The original recipe is from Falling Cloudberries: A World of Family Recipes, by Tessa Kiros: I recommend this book to anyone interested in real, down to hearth, simple and satisfying recipes! I’ve tried many and none was a disappointment, from a potato salad to the ultimate roasted chicken.

And those buns! Even the making of them is so satisfying I could make them everyday!

Ingredients

250 ml tiepid milk

100 g sugar

25 g fresh yeast (I made them even with 7 g of dry yeast: perfect!)

1 egg, slightly beaten

125 softened butter

2 teaspoons of ground cardamom

1 teaspoon of salt

650 g flour 0 (you can make them even with normal 00 flour, but flour 0 helps to develop a better texture)

For the filling

Jam (I’ve used my father in law figs and honey jam: whole figs cooked in sugar and honey.
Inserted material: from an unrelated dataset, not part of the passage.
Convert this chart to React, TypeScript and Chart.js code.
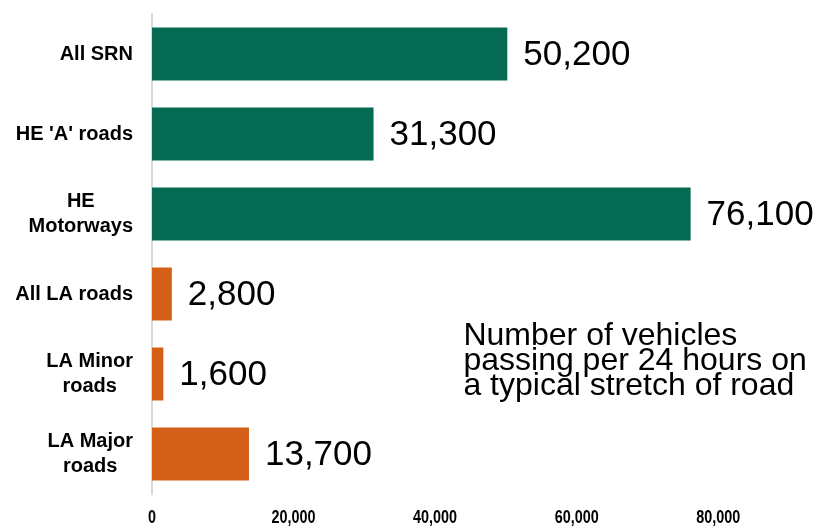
import React, { useEffect, useRef } from "react";
import { Chart, registerables } from "chart.js";

Chart.register(...registerables);

const categories: (string | string[])[] = [
  "All SRN",
  "HE 'A' roads",
  ["HE", "Motorways"],
  "All LA roads",
  ["LA Minor", "roads"],
  ["LA Major", "roads"],
];
const values = [50200, 31300, 76100, 2800, 1600, 13700];
const barColors = ["#046A52", "#046A52", "#046A52", "#D45F18", "#D45F18", "#D45F18"];
const xTicks = [0, 20000, 40000, 60000, 80000];
const annotationLines = [
  "Number of vehicles",
  "passing per 24 hours on",
  "a typical stretch of road",
];

const SANS = "'Liberation Sans', Arial, sans-serif";

const labelPlugin = {
  id: "valueLabels",
  afterDatasetsDraw(chart: any) {
    const ctx = chart.ctx;
    const meta = chart.getDatasetMeta(0);
    const xs = chart.scales.x;
    const ys = chart.scales.y;
    const area = chart.chartArea;
    ctx.save();
    // value labels
    ctx.font = `35px ${SANS}`;
    ctx.fillStyle = "#000";
    ctx.textAlign = "left";
    ctx.textBaseline = "middle";
    meta.data.forEach((bar: any, i: number) => {
      ctx.fillText(values[i].toLocaleString("en-US"), bar.x + 16, bar.y + 1);
    });
    // y category labels (multi-line centered, block right-aligned)
    ctx.font = `bold 20px ${SANS}`;
    const right = area.left - 19;
    const lh = 25;
    categories.forEach((c, i) => {
      const lines = Array.isArray(c) ? c : [c];
      const w = Math.max(...lines.map((l) => ctx.measureText(l).width));
      const cx = right - w / 2;
      const cy = ys.getPixelForValue(i);
      ctx.textAlign = "center";
      ctx.textBaseline = "middle";
      lines.forEach((l, j) => {
        ctx.fillText(l, cx, cy + (j - (lines.length - 1) / 2) * lh);
      });
    });
    // x tick labels (condensed bold)
    ctx.font = `bold 18px ${SANS}`;
    ctx.textAlign = "center";
    ctx.textBaseline = "middle";
    xTicks.forEach((v) => {
      const px = xs.getPixelForValue(v);
      ctx.save();
      ctx.translate(px, area.bottom + 24);
      ctx.scale(0.8, 1);
      ctx.fillText(v.toLocaleString("en-US"), 0, 0);
      ctx.restore();
    });
    // annotation text
    const ax = xs.getPixelForValue(44000);
    ctx.font = `32px ${SANS}`;
    ctx.textAlign = "left";
    ctx.textBaseline = "alphabetic";
    annotationLines.forEach((line, i) => {
      ctx.fillText(line, ax, area.top + 331 + i * 25);
    });
    ctx.restore();
  },
};

export default function App() {
  const ref = useRef<HTMLCanvasElement>(null);
  useEffect(() => {
    if (!ref.current) return;
    const chart = new Chart(ref.current, {
      type: "bar",
      data: {
        labels: categories,
        datasets: [
          {
            data: values,
            backgroundColor: barColors,
            borderWidth: 0,
            barPercentage: 0.6625,
            categoryPercentage: 1,
          },
        ],
      },
      options: {
        indexAxis: "y",
        responsive: false,
        animation: false,
        layout: { padding: { left: 0, right: 41, top: 14, bottom: 0 } },
        plugins: {
          legend: { display: false },
          tooltip: { enabled: false },
        },
        scales: {
          x: {
            min: 0,
            max: 90000,
            afterBuildTicks: (s: any) => {
              s.ticks = xTicks.map((v) => ({ value: v }));
            },
            afterFit: (s: any) => {
              s.height = 34;
              s.paddingLeft = 0;
              s.paddingRight = 0;
            },
            grid: { display: false, drawTicks: false },
            border: { display: false },
            ticks: { display: false },
          },
          y: {
            afterFit: (s: any) => {
              s.width = 152;
              s.paddingTop = 0;
              s.paddingBottom = 0;
            },
            grid: { display: false, drawTicks: false },
            border: { display: true, color: "#d9d9d9", width: 2 },
            ticks: { display: false },
          },
        },
      },
      plugins: [labelPlugin],
    } as any);
    return () => chart.destroy();
  }, []);
  return (
    <div style={{ position: "fixed", left: 0, top: 0, width: 830, height: 528, background: "#fff" }}>
      <canvas ref={ref} width={830} height={528} />
    </div>
  );
}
The original recipe calls for cinnamon butter, but I do pefer them with jam). I think next time I try to add fresh fruits, like berries or sliced apples, to the filling.

I normally make the dough in my Kenwood Chef: easier, faster, no fuss. But you can make it by hand (brave!).

Makes about 20 big buns

  1. Crumble the yeast in the milk with the sugar and let it bubble.
  2. Add the egg, butter, cardamom and salt. Mix.
  3. Add the flour, mixing with a fork, then by hand.
  4. Knead by hand until the dough is silky and smooth.
  5. Cover with a clean dump cloth and let it rise in a warm place for at least 2 hours on until it doubled the size.
  6. On a floured surface, roll out the dough 2-3 millimetres thick.
  7. Spread the jam and beginning for the larger side, roll it up to make a big sausage.
  8. Cut the sausage in 3 centimetres thick slices. Lay them, cut side up, on a tray covered with oven-proof paper, 2-3 centimetres far from one another. Let it rise.
  9. Preheat the oven at 180° C.
  10. When the oven is hot, bake the buns for 15 minutes or until golden.
  11. Let them cool, if you can resist!

Mince pies

Minced Pies

Well, a kind of Mince Pies.
First of all because this are not pies, but tarts, mini tarts.
And second of all because I’ve never tried the real English mince pie, so I cannot know if they taste alike.

The original recipe, from which those little pies are inspired, is from Modern Classics, Book 2, by Donna Hay.

Minced Pies

Shortcut pastry (Donna Hay’s recipe)

270 g flour
3 tablespoon granulated sugar
150 g cold butter, diced
2-3 tablespoon ice cold water

In a robot, work flour, sugar and butter until crumbled. Add enough water to make a silky dough.
Let it rest in the fridge for at least 30 minutes.

Filling

1 apple
100 g cranberries
80 g walnuts, chopped
50 g sliced almonds, crushed
An handful of hazelnut
50 g sugar (cassonade in this case)
1 tablespoon grapefruit juice
1 tablespoon Banyuls
Cinnamon, powder
Nutmeg, grated
Ginger, freshly grated

Turn on the oven at 180° C.
Peel the apple, discard all the seed, then roughly grated.
Add the rest of the ingredients and let it rest in the fridge overnight.

Roll put the pastry. Your choose to do one big (diameter of 18 cm) or many little pies (25 more or less). Cut paste accordingly. Fill it with 2-3 teaspoon of the filling, then decorate it with shaped scraped pieces of pastry, like hearts or stars.

Bake it for 15 minutes, or until golden.

Minced Pies

Sablée Breton

Sablé Breton de Pierre Hermé

My dear friend Sara organized a wonderful cookies swap to celebrate Christmas!
She invited over some other girls, Italians, Americans, a French girl and we swapped all different kind of cookies.

I brought 3 different kind of cookies: simple Italian cookies in the shape of hearts, cranberries rockies and this sablée Breton.
Sablée Breton are basically made of butter, flour and sugar. But the butter is a special kind of butter: demi-sel, that means salted butter.
Bretagne is very famous for its salted butter, and for its sablée too.
the recipe I used is by the best, the unique, the one and only patissier in the entire world: Pierre Hermé!

For 30 4×4 centimeter square sablée Breton

133 g demi-sel butter, room temperature
60 g sugar
50 g butter, room temperature
1 g fleur de sel (or crashed Maldon salt)
7 g hard boiled egg yolk, room temperature
167 g flour
34 g potato starch

In a mixer bowl, with a paddle attachment, make a paste with demi-sel butter and sugar.
Add the rest of the ingredients in the order stated above and form a smooth bowl.
Let it rest for at least 1 hour in the fridge.

In the mean while, preheat the oven at 170° C.
Lay out the dough, 5 millimeters thin.
Bake for 15 minutes, then cut out 4×4 centimeters squares and bake again for 5 minutes, until golden.

To give a bit of color I added some pistachio nuts before the second bake.

Let them cool completely before serving.